### Exercise brief
Count each line in which the word "this" appears. Reply with the total and nothing more.

### Source material

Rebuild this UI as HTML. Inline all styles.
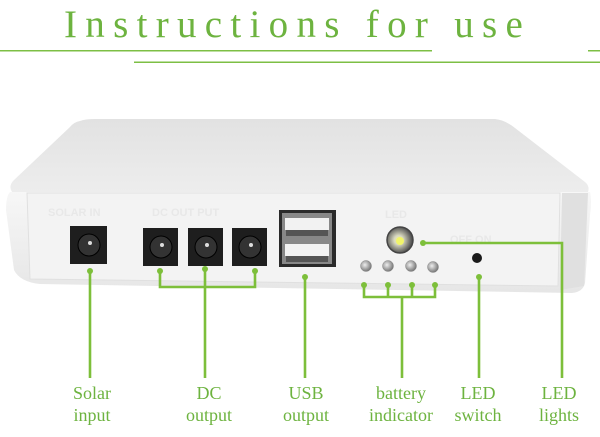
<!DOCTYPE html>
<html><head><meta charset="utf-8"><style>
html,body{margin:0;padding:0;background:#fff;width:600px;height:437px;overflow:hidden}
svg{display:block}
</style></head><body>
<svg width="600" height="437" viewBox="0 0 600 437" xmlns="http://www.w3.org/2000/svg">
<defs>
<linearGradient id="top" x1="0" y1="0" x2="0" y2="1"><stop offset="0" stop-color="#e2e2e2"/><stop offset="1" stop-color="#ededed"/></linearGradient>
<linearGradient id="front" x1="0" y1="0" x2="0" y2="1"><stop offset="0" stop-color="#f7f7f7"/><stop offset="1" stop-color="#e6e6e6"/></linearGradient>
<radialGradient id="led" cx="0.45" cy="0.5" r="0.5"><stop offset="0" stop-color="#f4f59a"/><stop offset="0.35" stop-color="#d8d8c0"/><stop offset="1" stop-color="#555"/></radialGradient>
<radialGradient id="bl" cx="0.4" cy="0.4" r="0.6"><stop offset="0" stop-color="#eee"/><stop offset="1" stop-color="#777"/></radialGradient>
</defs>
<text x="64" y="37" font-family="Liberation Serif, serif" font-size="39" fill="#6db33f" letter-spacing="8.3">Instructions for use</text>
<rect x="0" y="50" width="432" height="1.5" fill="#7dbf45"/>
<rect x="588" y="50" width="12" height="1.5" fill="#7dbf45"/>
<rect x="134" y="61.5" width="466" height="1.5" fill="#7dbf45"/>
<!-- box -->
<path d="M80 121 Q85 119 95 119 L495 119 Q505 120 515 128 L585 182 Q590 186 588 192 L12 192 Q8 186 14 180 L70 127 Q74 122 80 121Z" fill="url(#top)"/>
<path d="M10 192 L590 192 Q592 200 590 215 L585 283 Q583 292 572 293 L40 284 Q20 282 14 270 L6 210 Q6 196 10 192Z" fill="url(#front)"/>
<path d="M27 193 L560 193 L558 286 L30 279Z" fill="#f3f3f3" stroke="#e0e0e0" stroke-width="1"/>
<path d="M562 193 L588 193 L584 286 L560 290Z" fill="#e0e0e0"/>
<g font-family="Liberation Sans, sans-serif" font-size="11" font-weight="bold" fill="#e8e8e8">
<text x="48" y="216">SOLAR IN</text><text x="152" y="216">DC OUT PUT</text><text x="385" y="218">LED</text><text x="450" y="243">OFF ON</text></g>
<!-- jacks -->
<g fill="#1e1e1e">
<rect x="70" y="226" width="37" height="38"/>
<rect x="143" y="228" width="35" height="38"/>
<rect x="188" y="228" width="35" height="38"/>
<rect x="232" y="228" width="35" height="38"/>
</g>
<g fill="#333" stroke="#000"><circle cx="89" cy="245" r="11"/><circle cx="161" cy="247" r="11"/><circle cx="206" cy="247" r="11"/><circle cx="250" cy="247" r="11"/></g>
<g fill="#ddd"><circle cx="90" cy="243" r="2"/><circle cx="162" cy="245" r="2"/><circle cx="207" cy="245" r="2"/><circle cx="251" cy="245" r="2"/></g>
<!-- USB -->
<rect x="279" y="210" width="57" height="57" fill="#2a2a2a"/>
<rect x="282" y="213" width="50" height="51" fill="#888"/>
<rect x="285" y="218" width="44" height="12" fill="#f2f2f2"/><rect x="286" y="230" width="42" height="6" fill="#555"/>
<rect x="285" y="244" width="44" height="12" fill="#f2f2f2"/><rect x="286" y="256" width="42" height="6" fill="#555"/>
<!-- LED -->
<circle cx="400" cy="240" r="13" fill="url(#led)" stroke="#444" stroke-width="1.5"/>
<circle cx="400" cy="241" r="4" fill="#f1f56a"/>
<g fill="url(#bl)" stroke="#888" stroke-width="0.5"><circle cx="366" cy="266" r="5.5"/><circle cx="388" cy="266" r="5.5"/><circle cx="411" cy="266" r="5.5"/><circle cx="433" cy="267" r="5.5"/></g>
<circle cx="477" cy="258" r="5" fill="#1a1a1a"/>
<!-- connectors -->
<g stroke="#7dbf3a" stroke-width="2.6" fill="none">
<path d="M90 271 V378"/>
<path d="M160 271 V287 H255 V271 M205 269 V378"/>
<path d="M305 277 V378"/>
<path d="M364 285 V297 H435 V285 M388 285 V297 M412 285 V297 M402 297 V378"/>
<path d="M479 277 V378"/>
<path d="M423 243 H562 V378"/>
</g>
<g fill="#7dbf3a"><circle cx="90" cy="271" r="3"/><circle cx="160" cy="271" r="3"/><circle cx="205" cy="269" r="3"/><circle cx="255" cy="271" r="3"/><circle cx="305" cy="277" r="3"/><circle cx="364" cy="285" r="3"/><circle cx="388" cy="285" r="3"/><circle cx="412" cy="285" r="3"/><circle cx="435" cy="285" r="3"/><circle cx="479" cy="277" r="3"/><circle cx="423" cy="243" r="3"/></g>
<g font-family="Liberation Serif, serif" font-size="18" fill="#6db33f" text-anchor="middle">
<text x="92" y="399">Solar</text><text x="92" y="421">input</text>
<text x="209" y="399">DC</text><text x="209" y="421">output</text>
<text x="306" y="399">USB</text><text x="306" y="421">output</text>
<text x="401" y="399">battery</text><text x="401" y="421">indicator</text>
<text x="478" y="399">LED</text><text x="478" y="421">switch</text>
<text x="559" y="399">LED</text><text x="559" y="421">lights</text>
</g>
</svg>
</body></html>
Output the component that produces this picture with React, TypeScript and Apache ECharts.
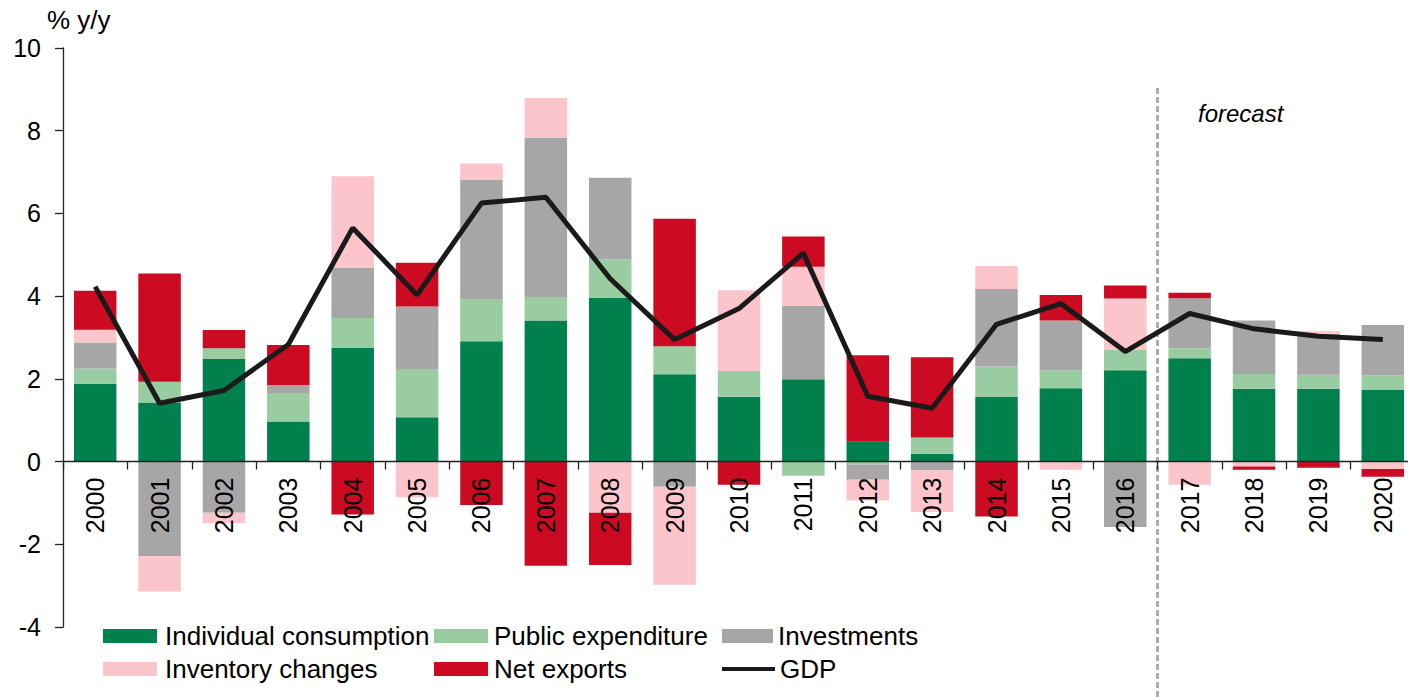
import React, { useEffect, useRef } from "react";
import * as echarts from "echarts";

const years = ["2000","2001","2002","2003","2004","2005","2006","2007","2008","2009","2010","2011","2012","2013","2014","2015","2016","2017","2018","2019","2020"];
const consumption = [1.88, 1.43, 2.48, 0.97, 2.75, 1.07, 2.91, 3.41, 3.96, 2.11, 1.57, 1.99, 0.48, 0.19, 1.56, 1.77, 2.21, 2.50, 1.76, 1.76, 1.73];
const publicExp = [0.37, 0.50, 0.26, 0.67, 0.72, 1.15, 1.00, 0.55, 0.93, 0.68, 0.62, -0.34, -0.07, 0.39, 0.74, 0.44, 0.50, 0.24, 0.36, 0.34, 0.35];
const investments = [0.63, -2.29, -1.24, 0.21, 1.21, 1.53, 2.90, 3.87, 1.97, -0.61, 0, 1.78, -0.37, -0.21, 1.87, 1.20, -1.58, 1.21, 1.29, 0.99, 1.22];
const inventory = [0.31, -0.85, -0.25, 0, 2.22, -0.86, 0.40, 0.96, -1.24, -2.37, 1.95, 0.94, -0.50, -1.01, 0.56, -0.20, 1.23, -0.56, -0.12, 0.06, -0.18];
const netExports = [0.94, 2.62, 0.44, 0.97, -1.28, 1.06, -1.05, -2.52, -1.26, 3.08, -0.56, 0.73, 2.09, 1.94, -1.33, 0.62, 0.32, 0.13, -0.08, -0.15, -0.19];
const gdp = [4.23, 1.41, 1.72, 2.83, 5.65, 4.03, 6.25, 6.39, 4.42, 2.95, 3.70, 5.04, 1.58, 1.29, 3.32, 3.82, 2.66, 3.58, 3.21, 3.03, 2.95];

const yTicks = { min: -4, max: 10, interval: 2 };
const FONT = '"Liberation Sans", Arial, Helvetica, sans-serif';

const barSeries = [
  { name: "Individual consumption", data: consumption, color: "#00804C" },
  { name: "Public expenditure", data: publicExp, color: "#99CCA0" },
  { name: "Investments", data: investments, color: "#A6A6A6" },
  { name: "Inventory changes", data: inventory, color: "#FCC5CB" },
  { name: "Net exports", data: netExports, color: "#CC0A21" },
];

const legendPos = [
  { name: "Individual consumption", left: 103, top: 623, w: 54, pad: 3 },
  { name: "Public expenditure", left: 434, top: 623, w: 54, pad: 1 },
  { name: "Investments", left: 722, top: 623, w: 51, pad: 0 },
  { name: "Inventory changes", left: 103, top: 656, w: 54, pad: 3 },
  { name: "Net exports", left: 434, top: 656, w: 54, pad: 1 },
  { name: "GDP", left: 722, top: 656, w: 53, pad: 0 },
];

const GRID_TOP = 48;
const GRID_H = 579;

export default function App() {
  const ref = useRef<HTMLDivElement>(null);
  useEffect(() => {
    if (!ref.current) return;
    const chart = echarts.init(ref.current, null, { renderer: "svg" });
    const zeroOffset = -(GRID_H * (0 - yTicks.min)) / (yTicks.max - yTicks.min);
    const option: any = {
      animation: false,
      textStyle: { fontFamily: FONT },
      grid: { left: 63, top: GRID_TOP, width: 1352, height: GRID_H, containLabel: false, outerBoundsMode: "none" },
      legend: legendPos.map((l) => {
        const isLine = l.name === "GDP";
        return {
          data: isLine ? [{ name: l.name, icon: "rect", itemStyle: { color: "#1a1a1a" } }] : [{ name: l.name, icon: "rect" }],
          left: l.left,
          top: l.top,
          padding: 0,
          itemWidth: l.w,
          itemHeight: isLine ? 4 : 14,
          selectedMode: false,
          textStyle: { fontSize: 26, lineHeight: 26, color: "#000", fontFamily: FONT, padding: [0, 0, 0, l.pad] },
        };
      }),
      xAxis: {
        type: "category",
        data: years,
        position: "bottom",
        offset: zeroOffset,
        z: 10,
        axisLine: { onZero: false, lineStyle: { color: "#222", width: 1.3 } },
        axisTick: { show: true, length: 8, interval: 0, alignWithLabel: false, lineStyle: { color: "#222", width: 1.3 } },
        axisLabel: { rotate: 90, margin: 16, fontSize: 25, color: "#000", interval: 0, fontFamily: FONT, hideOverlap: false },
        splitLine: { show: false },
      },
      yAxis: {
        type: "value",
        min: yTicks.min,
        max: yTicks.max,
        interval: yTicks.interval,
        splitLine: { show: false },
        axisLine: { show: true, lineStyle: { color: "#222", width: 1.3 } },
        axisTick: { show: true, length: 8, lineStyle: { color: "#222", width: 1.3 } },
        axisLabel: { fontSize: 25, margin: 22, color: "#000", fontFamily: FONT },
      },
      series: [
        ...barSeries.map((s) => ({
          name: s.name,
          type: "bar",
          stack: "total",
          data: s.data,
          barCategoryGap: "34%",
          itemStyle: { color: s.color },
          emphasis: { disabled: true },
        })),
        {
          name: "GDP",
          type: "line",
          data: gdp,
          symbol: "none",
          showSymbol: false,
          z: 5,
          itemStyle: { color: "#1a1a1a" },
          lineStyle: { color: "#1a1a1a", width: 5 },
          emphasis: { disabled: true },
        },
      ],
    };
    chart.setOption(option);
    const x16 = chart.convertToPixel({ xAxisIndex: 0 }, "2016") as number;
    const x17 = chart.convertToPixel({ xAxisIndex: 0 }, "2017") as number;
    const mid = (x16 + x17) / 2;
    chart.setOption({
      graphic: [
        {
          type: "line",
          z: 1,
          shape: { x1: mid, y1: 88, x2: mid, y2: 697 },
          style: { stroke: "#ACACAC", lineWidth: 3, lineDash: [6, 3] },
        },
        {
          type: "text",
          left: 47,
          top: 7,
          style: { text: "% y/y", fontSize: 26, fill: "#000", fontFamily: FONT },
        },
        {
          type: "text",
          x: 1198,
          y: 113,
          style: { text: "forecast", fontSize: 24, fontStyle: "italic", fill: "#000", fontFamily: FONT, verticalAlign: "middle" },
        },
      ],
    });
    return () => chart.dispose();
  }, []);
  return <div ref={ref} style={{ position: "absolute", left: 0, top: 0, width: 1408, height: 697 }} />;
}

### Completed task
2